The deal was done a day after the United States advised its ally against negotiating with militants, saying it could give them breathing space to plot attacks in Pakistan and abroad.
Authorities in North West Frontier Province also agreed to enforce sharia, Islamic law, in Swat in return for assurances that militants led by charismatic cleric Fazlullah will cease attacks, allow girls to go to school and stop carrying weapons in public.
"We hope this agreement will help bring peace in Swat," Bashir Ahmed Bilour, senior provincial minister, told reporters after signing the 15-point pact.
Ali Bakhsh, the militants' representative in the talks, said he was fully satisfied with the agreement.
Pakistan has cut peace deals in the past but critics, including western allies, have complained that these resulted in militants regrouping and intensifying cross-border attacks on NATO forces in Afghanistan.
"We'll reserve judgment," U.S. State Department spokesman Sean McCormack told reporters in Washington, stressing the United States did not want militants to be able to use any part of Pakistan to launch attacks at home or abroad.
Speaking at a congressional hearing on Tuesday, before the agreement was announced, U.S. Deputy Secretary of State John Negroponte voiced the U.S. government's misgivings.
"Are we concerned about the possibility of negotiations between the government or elements of the government and these extremist groups up there ... yes," he said on Tuesday.
"I hope that they proceed cautiously and not accept an outcome that would give extremist elements the right, or the ability, to use the FATA area with impunity to carry out attacks on Pakistan, and carry out attacks on Afghanistan or the United States or the rest of the world," he said, referring to Pakistani tribal areas, commonly known as Federally Administered Tribal Areas.
ILLEGAL RADIO STATIONS
Swat, which is tribal, though not a part of FATA, had been the main tourist destination in NWFP until last year, when the militants launched a violent campaign to enforce Taliban-style law in the region.

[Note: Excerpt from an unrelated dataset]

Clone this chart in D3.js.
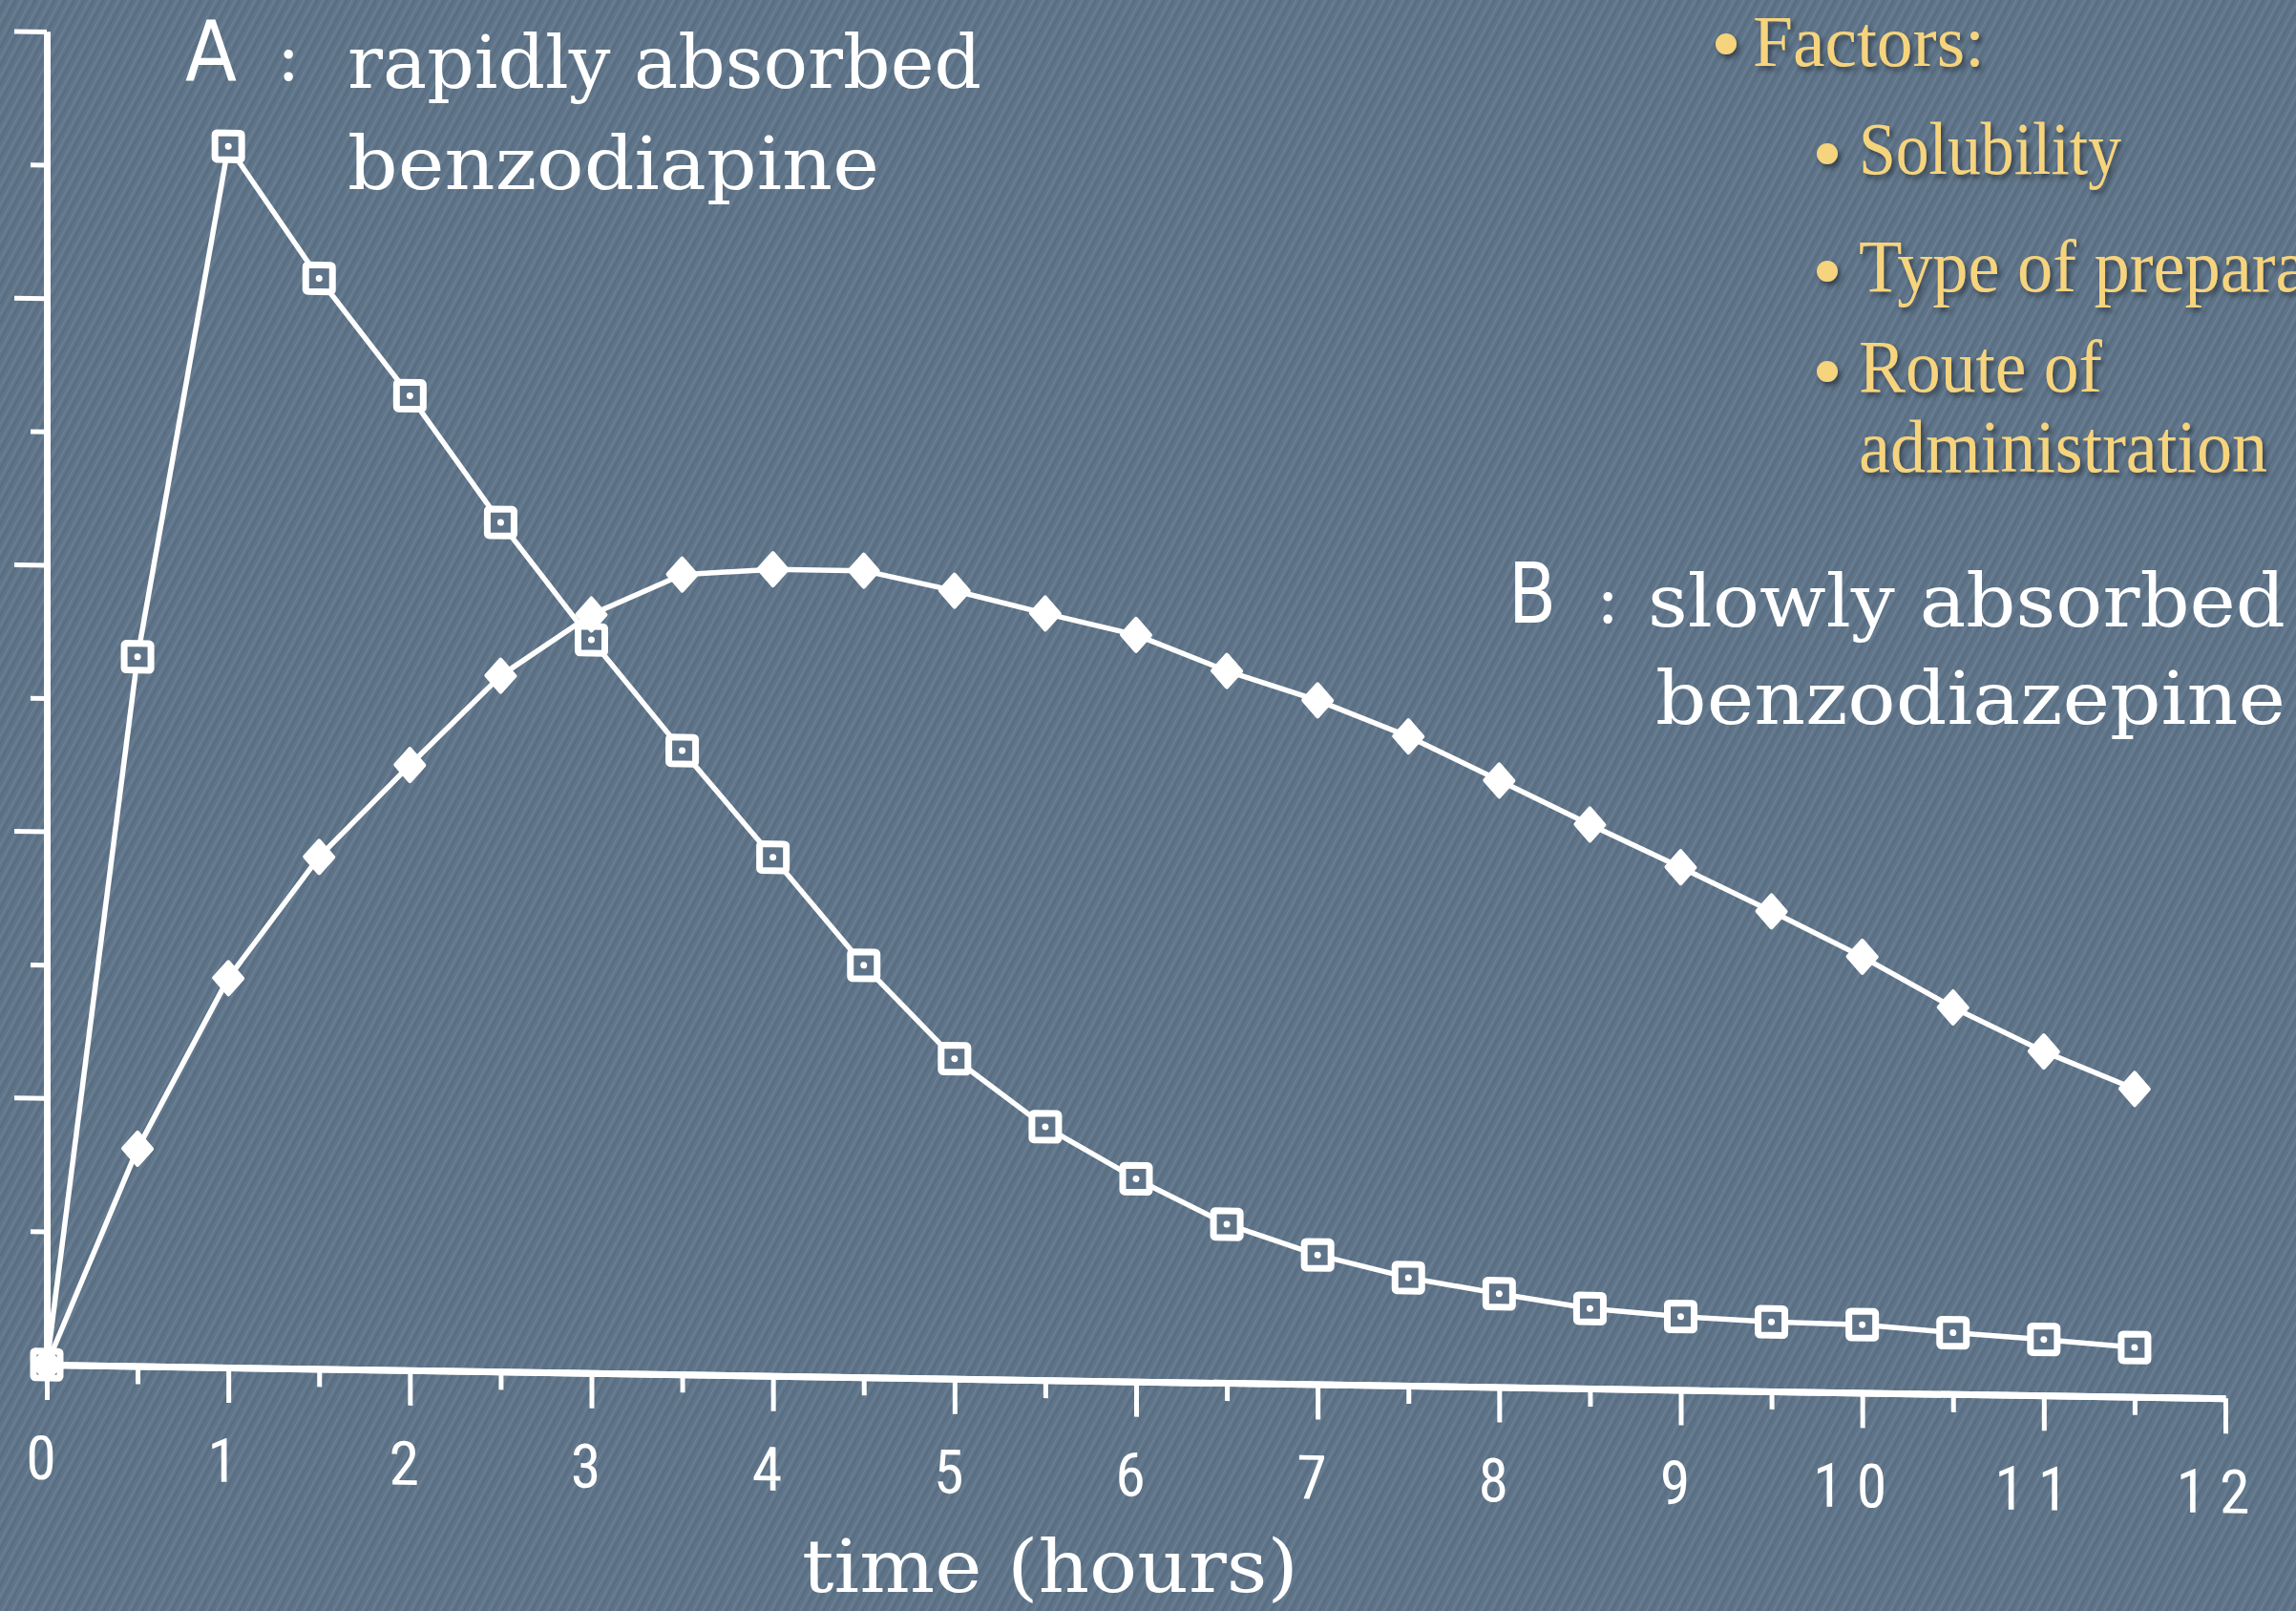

Hundreds of people have been killed in fighting between the security forces and the militants, many of whom are veterans of the war against the Soviet occupation of Afghanistan in the 1980s.
Fazlullah had set up illegal FM radio stations in the region to propagate his teachings.
Bilour said militants had agreed that they would not run these radio stations without permission from authorities.
The government also agreed to review the criminal cases filed against Fazlullah and other militants, he added.
Fazlullah is an ally of Baitullah Mehsud, the leader of the Pakistani Taliban and a cohort of al Qaeda.
Pakistani authorities are separately negotiating with Mehsud through tribal elders to strike a peace deal with him.
Mehsud is blamed for a campaign of suicide attacks across Pakistan since mid-2007, including the one that killed former Prime Minister Benazir Bhutto in December.
Mehsud has denied his involvement in Bhutto's assassination and attacks haven fallen off since a new coalition led by Bhutto's party, which assumed power last month, vowed to open talks with militants to end violence.